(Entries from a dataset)
★ ★ ★ ★ ★ ★ ★
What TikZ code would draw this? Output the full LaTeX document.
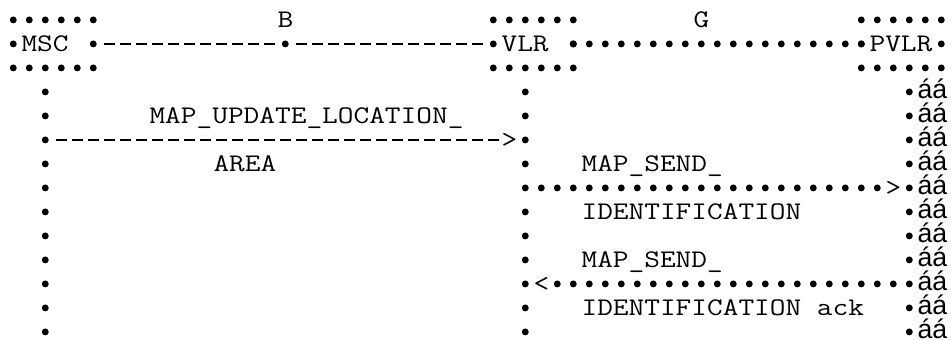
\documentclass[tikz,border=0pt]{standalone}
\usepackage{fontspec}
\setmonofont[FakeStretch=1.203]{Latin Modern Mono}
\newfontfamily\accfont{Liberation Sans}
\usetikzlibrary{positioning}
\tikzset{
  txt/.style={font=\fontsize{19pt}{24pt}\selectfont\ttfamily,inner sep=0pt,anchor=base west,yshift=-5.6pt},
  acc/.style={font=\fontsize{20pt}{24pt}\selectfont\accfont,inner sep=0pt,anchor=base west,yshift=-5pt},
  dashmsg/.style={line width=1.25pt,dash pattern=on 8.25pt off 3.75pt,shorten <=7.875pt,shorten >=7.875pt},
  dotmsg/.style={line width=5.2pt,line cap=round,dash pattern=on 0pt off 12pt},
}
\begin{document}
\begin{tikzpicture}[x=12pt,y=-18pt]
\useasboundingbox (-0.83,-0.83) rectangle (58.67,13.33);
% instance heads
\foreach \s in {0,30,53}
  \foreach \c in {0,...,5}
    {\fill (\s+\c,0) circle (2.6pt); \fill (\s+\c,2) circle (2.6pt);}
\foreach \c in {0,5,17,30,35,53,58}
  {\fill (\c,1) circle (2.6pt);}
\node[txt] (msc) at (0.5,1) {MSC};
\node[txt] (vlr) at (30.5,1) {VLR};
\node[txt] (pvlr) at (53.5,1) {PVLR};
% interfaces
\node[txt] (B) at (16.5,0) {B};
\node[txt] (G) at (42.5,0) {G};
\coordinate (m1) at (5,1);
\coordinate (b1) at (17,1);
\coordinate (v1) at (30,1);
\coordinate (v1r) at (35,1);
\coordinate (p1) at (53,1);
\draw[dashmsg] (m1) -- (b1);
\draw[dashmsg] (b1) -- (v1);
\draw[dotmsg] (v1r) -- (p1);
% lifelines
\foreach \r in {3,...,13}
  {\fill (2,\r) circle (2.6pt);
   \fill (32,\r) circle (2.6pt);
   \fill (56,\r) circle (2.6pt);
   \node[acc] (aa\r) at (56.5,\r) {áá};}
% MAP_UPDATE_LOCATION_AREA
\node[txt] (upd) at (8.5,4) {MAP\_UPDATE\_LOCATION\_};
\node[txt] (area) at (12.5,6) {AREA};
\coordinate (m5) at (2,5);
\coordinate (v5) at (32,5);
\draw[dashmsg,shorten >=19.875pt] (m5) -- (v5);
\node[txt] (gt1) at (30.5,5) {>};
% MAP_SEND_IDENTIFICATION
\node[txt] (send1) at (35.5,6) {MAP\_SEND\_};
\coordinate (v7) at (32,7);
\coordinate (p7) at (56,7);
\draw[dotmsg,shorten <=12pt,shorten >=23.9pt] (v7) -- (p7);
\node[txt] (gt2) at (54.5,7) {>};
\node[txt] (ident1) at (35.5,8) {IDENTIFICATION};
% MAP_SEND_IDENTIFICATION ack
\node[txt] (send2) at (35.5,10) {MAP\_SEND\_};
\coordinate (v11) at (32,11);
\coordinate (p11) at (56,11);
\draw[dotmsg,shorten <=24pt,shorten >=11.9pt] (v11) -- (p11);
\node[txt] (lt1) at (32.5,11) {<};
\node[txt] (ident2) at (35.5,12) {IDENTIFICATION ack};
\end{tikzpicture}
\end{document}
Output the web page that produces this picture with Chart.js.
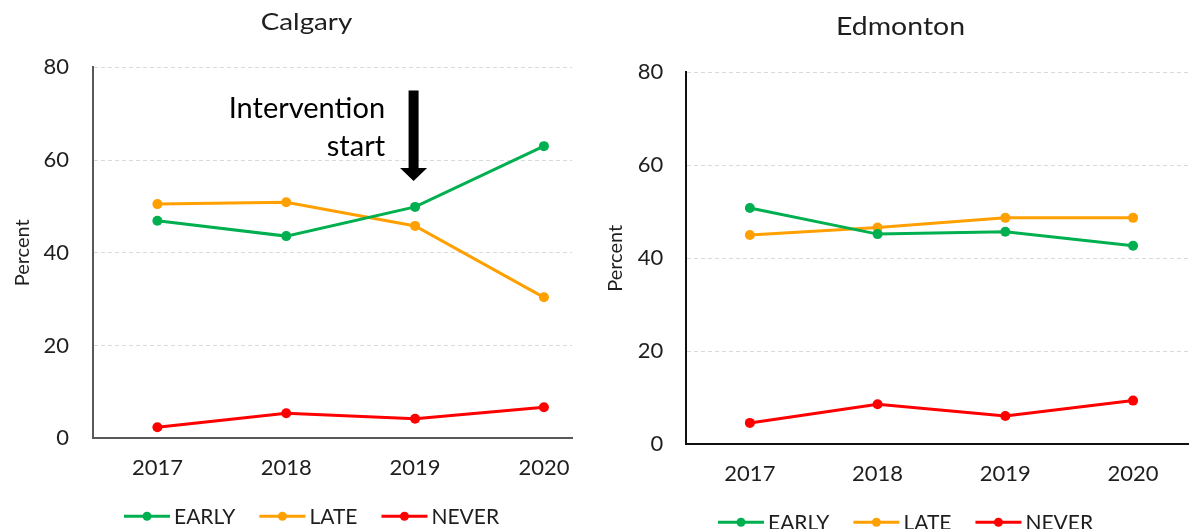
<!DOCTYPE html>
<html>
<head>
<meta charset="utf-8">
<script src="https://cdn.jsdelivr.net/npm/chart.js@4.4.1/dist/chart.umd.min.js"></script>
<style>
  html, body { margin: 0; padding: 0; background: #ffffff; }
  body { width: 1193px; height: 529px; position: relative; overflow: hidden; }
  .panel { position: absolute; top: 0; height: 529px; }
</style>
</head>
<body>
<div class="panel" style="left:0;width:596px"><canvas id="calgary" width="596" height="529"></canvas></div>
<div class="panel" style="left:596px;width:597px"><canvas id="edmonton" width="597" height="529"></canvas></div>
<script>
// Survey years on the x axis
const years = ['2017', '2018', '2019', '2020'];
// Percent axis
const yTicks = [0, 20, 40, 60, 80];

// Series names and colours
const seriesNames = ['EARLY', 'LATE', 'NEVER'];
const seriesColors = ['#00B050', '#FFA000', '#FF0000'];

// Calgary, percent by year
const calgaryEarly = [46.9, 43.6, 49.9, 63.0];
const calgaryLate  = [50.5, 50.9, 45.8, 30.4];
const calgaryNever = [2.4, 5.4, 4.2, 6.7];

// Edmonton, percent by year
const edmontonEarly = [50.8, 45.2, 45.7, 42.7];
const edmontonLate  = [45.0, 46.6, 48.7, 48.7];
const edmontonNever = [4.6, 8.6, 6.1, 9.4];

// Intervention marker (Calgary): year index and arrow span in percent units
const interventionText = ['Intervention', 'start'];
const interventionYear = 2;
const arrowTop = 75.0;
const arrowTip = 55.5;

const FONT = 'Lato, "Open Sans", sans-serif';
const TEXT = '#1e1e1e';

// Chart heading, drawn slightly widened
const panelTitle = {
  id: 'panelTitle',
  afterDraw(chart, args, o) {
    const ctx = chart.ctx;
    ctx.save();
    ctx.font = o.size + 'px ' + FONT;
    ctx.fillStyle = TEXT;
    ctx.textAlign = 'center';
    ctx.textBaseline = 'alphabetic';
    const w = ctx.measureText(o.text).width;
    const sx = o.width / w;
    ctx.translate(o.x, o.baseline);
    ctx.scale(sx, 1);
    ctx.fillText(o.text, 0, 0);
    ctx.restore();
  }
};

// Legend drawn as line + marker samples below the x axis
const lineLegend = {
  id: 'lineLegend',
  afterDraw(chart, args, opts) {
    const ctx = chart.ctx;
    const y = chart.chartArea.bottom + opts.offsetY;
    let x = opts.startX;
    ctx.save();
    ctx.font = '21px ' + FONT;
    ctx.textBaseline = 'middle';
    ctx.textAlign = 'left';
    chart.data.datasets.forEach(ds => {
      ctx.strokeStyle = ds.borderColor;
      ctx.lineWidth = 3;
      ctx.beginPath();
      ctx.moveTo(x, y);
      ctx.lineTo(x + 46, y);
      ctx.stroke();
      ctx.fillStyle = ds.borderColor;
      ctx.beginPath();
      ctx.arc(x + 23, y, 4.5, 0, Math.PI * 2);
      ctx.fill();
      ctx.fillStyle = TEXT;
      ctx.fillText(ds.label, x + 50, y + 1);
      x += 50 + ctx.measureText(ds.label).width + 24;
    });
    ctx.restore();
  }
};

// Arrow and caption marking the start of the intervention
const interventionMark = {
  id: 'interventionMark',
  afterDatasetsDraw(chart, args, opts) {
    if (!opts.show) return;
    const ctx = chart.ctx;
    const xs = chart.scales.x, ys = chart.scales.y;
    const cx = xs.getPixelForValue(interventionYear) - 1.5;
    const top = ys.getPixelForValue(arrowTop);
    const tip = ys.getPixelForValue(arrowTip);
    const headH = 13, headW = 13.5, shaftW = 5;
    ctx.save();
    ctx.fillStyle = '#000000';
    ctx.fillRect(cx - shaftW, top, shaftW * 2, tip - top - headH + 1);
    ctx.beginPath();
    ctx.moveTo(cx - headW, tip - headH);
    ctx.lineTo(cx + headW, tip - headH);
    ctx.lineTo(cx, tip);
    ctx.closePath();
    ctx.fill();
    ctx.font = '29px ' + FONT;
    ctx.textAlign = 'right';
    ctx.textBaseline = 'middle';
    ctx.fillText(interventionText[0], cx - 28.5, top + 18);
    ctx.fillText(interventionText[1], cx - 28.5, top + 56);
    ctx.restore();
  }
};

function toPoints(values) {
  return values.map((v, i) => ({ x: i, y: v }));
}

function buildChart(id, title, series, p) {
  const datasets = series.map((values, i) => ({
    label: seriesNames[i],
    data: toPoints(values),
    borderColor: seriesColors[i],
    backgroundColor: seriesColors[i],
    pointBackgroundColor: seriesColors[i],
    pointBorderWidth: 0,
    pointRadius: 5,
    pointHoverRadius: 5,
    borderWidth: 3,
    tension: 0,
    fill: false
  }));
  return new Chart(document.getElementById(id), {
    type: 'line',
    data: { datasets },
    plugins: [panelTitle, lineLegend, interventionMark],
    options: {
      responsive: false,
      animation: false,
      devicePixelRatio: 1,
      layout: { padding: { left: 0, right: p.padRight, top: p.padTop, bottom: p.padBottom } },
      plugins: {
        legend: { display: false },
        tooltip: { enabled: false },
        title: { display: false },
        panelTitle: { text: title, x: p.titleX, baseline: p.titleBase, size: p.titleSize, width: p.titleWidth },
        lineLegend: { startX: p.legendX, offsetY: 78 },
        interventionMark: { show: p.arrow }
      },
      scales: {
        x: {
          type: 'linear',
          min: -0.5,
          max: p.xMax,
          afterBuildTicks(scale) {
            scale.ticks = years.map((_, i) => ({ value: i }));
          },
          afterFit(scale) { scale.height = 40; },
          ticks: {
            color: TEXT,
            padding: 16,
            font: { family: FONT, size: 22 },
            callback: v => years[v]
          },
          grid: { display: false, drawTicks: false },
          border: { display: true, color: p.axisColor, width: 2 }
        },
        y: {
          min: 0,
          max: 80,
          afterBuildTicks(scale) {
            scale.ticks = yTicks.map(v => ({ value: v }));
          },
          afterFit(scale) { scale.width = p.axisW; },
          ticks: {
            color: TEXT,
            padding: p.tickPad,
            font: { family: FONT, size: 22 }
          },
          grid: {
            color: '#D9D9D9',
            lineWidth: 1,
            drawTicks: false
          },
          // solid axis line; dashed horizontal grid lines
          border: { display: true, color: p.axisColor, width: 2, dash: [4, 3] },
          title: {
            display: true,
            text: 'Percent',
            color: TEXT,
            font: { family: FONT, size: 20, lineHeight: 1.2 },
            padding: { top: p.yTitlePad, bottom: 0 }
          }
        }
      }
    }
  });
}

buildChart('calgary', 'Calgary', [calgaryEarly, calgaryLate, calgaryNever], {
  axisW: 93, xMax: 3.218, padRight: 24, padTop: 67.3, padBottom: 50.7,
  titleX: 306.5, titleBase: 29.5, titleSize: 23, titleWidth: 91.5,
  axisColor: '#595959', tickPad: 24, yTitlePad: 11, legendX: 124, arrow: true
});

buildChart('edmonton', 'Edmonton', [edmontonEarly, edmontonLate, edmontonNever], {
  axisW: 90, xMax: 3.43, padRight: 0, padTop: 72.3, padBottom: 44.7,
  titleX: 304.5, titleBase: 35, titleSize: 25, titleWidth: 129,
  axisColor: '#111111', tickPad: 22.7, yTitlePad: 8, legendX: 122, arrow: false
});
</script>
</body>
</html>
★ ★ ★ ★ ★ ★ ★
Task directions >> Keep to the lines between the line with "Output the web" and the line with "const calgaryNever = [2.4, 5.4, 4.2, 6.7];", inclusive, and transcribe them without pictures.

Solution below >>
Output the web page that produces this picture with Chart.js.
<!DOCTYPE html>
<html>
<head>
<meta charset="utf-8">
<script src="https://cdn.jsdelivr.net/npm/chart.js@4.4.1/dist/chart.umd.min.js"></script>
<style>
  html, body { margin: 0; padding: 0; background: #ffffff; }
  body { width: 1193px; height: 529px; position: relative; overflow: hidden; }
  .panel { position: absolute; top: 0; height: 529px; }
</style>
</head>
<body>
<div class="panel" style="left:0;width:596px"><canvas id="calgary" width="596" height="529"></canvas></div>
<div class="panel" style="left:596px;width:597px"><canvas id="edmonton" width="597" height="529"></canvas></div>
<script>
// Survey years on the x axis
const years = ['2017', '2018', '2019', '2020'];
// Percent axis
const yTicks = [0, 20, 40, 60, 80];

// Series names and colours
const seriesNames = ['EARLY', 'LATE', 'NEVER'];
const seriesColors = ['#00B050', '#FFA000', '#FF0000'];

// Calgary, percent by year
const calgaryEarly = [46.9, 43.6, 49.9, 63.0];
const calgaryLate  = [50.5, 50.9, 45.8, 30.4];
const calgaryNever = [2.4, 5.4, 4.2, 6.7];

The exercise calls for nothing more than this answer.